Secretary Chertoff: Well, I think for us they do in this sense. We generally look at risk as consequence, vulnerability, and threat — and threat includes intent and capability. And of those things, probably the most significant is consequence, because it’s the least variable. I mean, threat, in terms of intent and capability, can change quite readily. Vulnerability, if we’re doing our job right, gets reduced — so that should be a risk reducer. But consequence, really, generally means the same. And that’s the template we use across everything.
So we use that with — and the other technique we use is, we tend to be performance standard-based as opposed to specification-based. And I will say, to reduce the risk, you’ve got to be able to do the following things, and we talk about outcomes, like: defend against this kind of attack for this period of time; or, in the cases of the railroads, reduce the percentage of stationary dwell time in a population area by, let’s say, 75 percent. And that’s all funneled under this notion if you reduce the vulnerability, that’s reducing the risk because if the consequence stays the same, and the threat stays the same, you’ve at least — you know, they’re all multiplied by each other. So I think that we actually do use that formula.

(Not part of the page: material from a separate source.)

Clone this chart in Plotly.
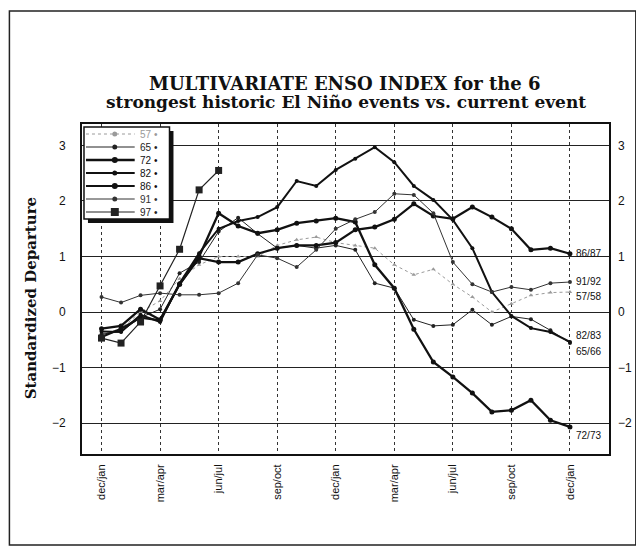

Now, others, of course — the states and localities — measure things a little differently. When individuals look at risk, or individual communities look at risk, they look at their own risk. They don’t trade off against somebody else’s risk. So sometimes you get — that’s why you get a lot of criticism from local or state officials, because from their perspective, we’re not seeing their risk, and they’re not paying attention to the risk of other communities. So when we get into the big city — you know, the urban grants — everybody always feels they’re getting too little. But we have to look at the whole menu across the board.